As descrições de Roberson são tão inesperadas quanto as da artista plástica francesa Sophie Calle – célebre por, numa contenda entre o gato e um marido, preferir o gato. Ele sabe ser engraçado, mas também, digamos, didático. Ensina que tem quem não se dê bem com gatos porque espera que sejam cachorros. Tsc, tsc. "Não ponho roupinha", avisa. Elegantes, inteligentes, independentes, os bichanos não abanam o rabo nem se submetem aos donos, barrigão para cima, chantagistas emocionais. De modo que nem todos têm maturidade para conviver com gatos. "Bento XVI tem um...", provoca, sobre um dos confrades ilustres.

O ingresso de Roberson no seleto clube gatófilo se deu pelos trâmites da leitura. Quando guri, devorava gibis. No meio da pilha, certa vez, veio uma revista Seleções do Reader’s Digest, na qual leu uma reportagem sobre o esperanto – a língua inventada por Zamenhof, no século 19. São desses paradoxos da vida. Embora pagasse para não abrir a boca, desejou naquele dia aprender o idioma com o qual falaria com o mundo inteiro. Chegou lá. "Só mais tarde descobri que a Seleções era republicana...", desculpa-se.

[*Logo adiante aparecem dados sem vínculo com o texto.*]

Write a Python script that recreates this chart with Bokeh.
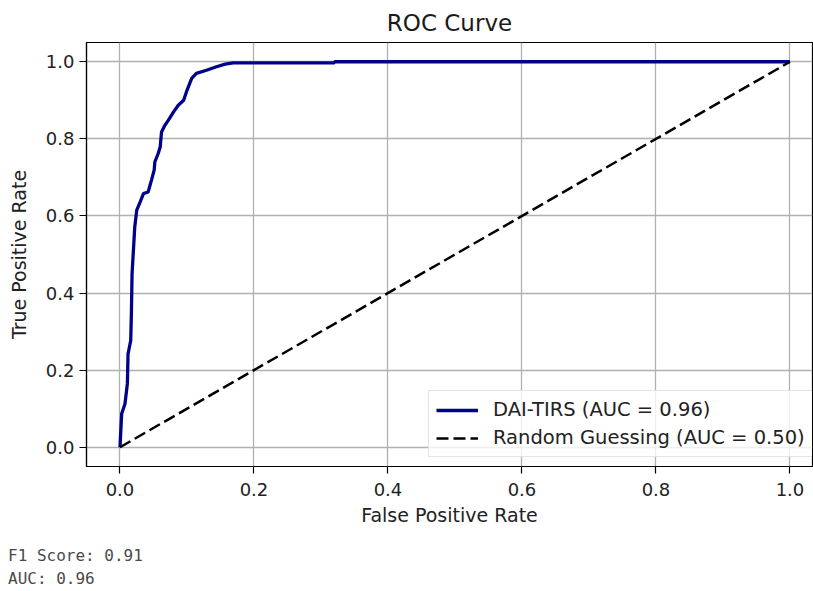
from bokeh.plotting import figure
from bokeh.models import Range1d, FixedTicker, PrintfTickFormatter, Legend, LegendItem, Div
from bokeh.layouts import column
from bokeh.embed import file_html
from bokeh.resources import INLINE

# ROC curve data
fpr = [0.0, 0.0025, 0.0075, 0.011, 0.012, 0.016, 0.017, 0.018, 0.020, 0.022, 0.025,
       0.030, 0.035, 0.042, 0.047, 0.051, 0.052, 0.057, 0.060, 0.062, 0.067, 0.072,
       0.080, 0.087, 0.095, 0.100, 0.107, 0.114, 0.129, 0.144, 0.157, 0.169, 0.320,
       0.320, 1.0]
tpr = [0.0, 0.087, 0.113, 0.165, 0.242, 0.277, 0.346, 0.450, 0.510, 0.571, 0.615,
       0.636, 0.658, 0.662, 0.693, 0.719, 0.740, 0.762, 0.779, 0.818, 0.835, 0.848,
       0.870, 0.887, 0.900, 0.926, 0.957, 0.970, 0.978, 0.987, 0.994, 0.997, 0.997,
       1.0, 1.0]
random_x = [0.0, 1.0]
random_y = [0.0, 1.0]
ticks = [0.0, 0.2, 0.4, 0.6, 0.8, 1.0]
model_label = "DAI-TIRS (AUC = 0.96)"
random_label = "Random Guessing (AUC = 0.50)"
f1_score = "0.91"
auc_score = "0.96"

FONT = "DejaVu Sans"

p = figure(width=813, height=543, output_backend="svg", toolbar_location=None,
           x_range=Range1d(-0.05, 1.0336), y_range=Range1d(-0.05, 1.05),
           min_border_left=86, min_border_right=1, min_border_top=42, min_border_bottom=77,
           background_fill_color="white", border_fill_color="white")

p.title.text = "ROC Curve"
p.title.text_font = FONT
p.title.text_font_size = "23px"
p.title.text_font_style = "normal"
p.title.text_color = "#1a1a1a"
p.title.align = "center"
p.title.offset = 4.5
p.title.standoff = 14

p.outline_line_color = "black"
p.outline_line_width = 1.2

for ax in (p.xaxis[0], p.yaxis[0]):
    ax.ticker = FixedTicker(ticks=ticks)
    ax.formatter = PrintfTickFormatter(format="%.1f")
    ax.major_tick_out = 7
    ax.major_tick_in = 0
    ax.minor_tick_out = 0
    ax.minor_tick_in = 0
    ax.major_tick_line_color = "black"
    ax.major_tick_line_width = 1.2
    ax.axis_line_color = "black"
    ax.axis_line_width = 1.2
    ax.major_label_text_font = FONT
    ax.major_label_text_font_size = "18px"
    ax.major_label_text_color = "#222222"
    ax.axis_label_text_font = FONT
    ax.axis_label_text_font_size = "19px"
    ax.axis_label_text_font_style = "normal"
    ax.axis_label_text_color = "#222222"

p.xaxis.axis_label = "False Positive Rate"
p.yaxis.axis_label = "True Positive Rate"
p.xaxis.major_label_standoff = 9
p.xaxis.axis_label_standoff = 5
p.yaxis.major_label_standoff = 5
p.yaxis.axis_label_standoff = 13

for g in (p.xgrid[0], p.ygrid[0]):
    g.ticker = FixedTicker(ticks=ticks)
    g.grid_line_color = "#b0b0b0"
    g.grid_line_width = 1.3

r1 = p.line(fpr, tpr, line_color="darkblue", line_width=3.3)
r2 = p.line(random_x, random_y, line_color="black", line_width=2.5, line_dash="12 5")

legend = Legend(items=[LegendItem(label=model_label, renderers=[r1]),
                       LegendItem(label=random_label, renderers=[r2])],
                location=(342, 9))
legend.label_text_font = FONT
legend.label_text_font_size = "19.5px"
legend.label_text_color = "#222222"
legend.glyph_width = 42
legend.glyph_height = 22
legend.label_height = 22
legend.label_standoff = 15
legend.spacing = 5
legend.padding = 7
legend.margin = 0
legend.border_line_color = "#cccccc"
legend.border_line_width = 1
legend.background_fill_color = "white"
legend.background_fill_alpha = 0.8
p.add_layout(legend)

div = Div(text=f"F1 Score: {f1_score}<br>AUC: {auc_score}", width=300, height=46,
          styles={"font-family": "'DejaVu Sans Mono', monospace", "font-size": "16px",
                  "line-height": "23px", "color": "#4a4a4a", "margin": "0",
                  "padding-left": "8px", "padding-top": "1px"})

layout = column(p, div, spacing=0)

open("out.html", "w").write(file_html(layout, INLINE))
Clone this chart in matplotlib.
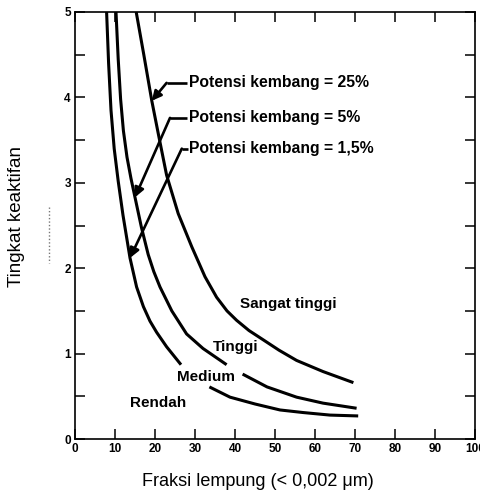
import matplotlib
matplotlib.use("Agg")
import matplotlib.pyplot as plt
from matplotlib.lines import Line2D

# ---- data ----
# boundary Rendah / Medium  (Potensi kembang = 1,5%)
c1a_x = [7.9, 8.4, 9.0, 9.8, 10.8, 12.0, 13.75, 15.4, 17.1, 18.75, 20.4, 22.9, 26.5]
c1a_y = [5.0, 4.4, 3.85, 3.4, 3.02, 2.62, 2.12, 1.78, 1.55, 1.38, 1.25, 1.08, 0.87]
c1b_x = [33.6, 38.75, 45.0, 51.25, 57.0, 63.75, 70.8]
c1b_y = [0.61, 0.49, 0.41, 0.34, 0.31, 0.28, 0.27]
# boundary Medium / Tinggi  (Potensi kembang = 5%)
c2a_x = [10.25, 10.8, 11.4, 12.1, 13.0, 14.0, 15.0, 16.6, 18.3, 19.7, 21.25, 24.2, 27.9, 32.0, 37.9]
c2a_y = [5.0, 4.45, 3.98, 3.61, 3.3, 3.05, 2.83, 2.48, 2.16, 1.96, 1.78, 1.50, 1.23, 1.06, 0.87]
c2b_x = [41.9, 48.0, 55.4, 62.0, 70.4]
c2b_y = [0.76, 0.61, 0.49, 0.42, 0.36]
# boundary Tinggi / Sangat tinggi  (Potensi kembang = 25%)
c3_x = [15.3, 17.2, 19.2, 20.8, 22.9, 25.8, 29.2, 32.5, 35.4, 38.0, 40.4, 43.5, 47.1, 51.0, 55.4, 62.0, 69.6]
c3_y = [5.0, 4.5, 3.96, 3.58, 3.09, 2.64, 2.25, 1.9, 1.66, 1.50, 1.39, 1.27, 1.16, 1.04, 0.92, 0.79, 0.66]

ann_labels = ["Potensi kembang = 25%", "Potensi kembang = 5%", "Potensi kembang = 1,5%"]
ann_tip_x = [19.2, 15.0, 13.75]
ann_tip_y = [3.96, 2.83, 2.12]
ann_elbow_x = [22.9, 23.75, 26.7]
ann_y = [4.17, 3.76, 3.40]
ann_text_x = [28.4, 28.4, 28.6]

zone_labels = ["Sangat tinggi", "Tinggi", "Medium", "Rendah"]
zone_x = [41.25, 34.4, 25.6, 13.75]
zone_y = [1.58, 1.08, 0.73, 0.42]

x_ticks = [0, 10, 20, 30, 40, 50, 60, 70, 80, 90, 100]
y_ticks = [0, 0.5, 1, 1.5, 2, 2.5, 3, 3.5, 4, 4.5, 5]
y_tick_labels = ["0", "", "1", "", "2", "", "3", "", "4", "", "5"]

xlabel = "Fraksi lempung (< 0,002 \u03bcm)"
ylabel = "Tingkat keaktifan"

# ---- figure ----
fam = ["Liberation Sans", "DejaVu Sans"]
plt.rcParams["font.family"] = fam

fig = plt.figure(figsize=(4.81, 5.04), dpi=100)
ax = fig.add_axes([75 / 481, 65 / 504, 400 / 481, 427 / 504])

lw = 2.2
for xs, ys in [(c1a_x, c1a_y), (c1b_x, c1b_y), (c2a_x, c2a_y), (c2b_x, c2b_y), (c3_x, c3_y)]:
    ax.plot(xs, ys, color="black", lw=lw, solid_capstyle="butt", solid_joinstyle="round")

for lab, tx, ty, ex, ay, txx in zip(ann_labels, ann_tip_x, ann_tip_y, ann_elbow_x, ann_y, ann_text_x):
    ax.plot([ex, txx - 0.3], [ay, ay], color="black", lw=1.9, solid_capstyle="butt")
    ax.annotate("", xy=(tx, ty), xytext=(ex, ay),
                arrowprops=dict(arrowstyle="-|>", color="black", lw=1.9,
                                mutation_scale=14, shrinkA=0, shrinkB=0))
    ax.text(txx, ay, lab, ha="left", va="center", fontsize=11.3,
            fontweight="bold", family=fam)

for lab, zx, zy in zip(zone_labels, zone_x, zone_y):
    ax.text(zx, zy, lab, ha="left", va="center", fontsize=11,
            fontweight="bold", family=fam)

ax.set_xlim(0, 100)
ax.set_ylim(0, 5)
ax.set_xticks(x_ticks)
ax.set_xticklabels([str(v) for v in x_ticks], fontweight="bold", fontsize=8.5)
ax.set_yticks(y_ticks)
ax.set_yticklabels(y_tick_labels, fontweight="bold", fontsize=8.5)
ax.tick_params(axis="both", direction="in", length=7, width=1.1, pad=3,
               top=True, right=True)
for s in ax.spines.values():
    s.set_linewidth(1.2)

fig.text(257.5 / 481, (504 - 481.7) / 504, xlabel, ha="center", va="center",
         fontsize=13)
fig.text(17 / 481, (504 - 216.7) / 504, ylabel, ha="center", va="center",
         rotation=90, fontsize=13.5)
fig.add_artist(Line2D([49 / 481, 49 / 481], [(504 - 206.7) / 504, (504 - 263) / 504],
                      transform=fig.transFigure, color="#777777", lw=1.0,
                      linestyle=(0, (1, 1.5))))

fig.savefig("out.png", dpi=100, facecolor="white")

Aos 12, fez carteirinha na Biblioteca Pública – tornou-se leitor de fato, inclusive dos livros de esperanto. Aos 18, dominava a língua e ostentava outra credencial, a de membro da associação do esperantista Gert Drucker. Uma babel. Ali, uns se comunicavam com estrangeiros sobre religião, outros sobre alimentação ou arquitetura. Escolheu ser parte do seleto "Rondo Kato", sobre gatos. Assim permanece, talvez como o membro mais aplicado: 10% de sua imensa coleção é sobre felinos. Só os postais com retratos de gatunos valem o show.

Ah! Não o tomem por homem de um tema só. "Também coleciono material sobre os Beatles", avisa. Como se sabe, John Lennon amava Yoko, mas também os... Puro acaso.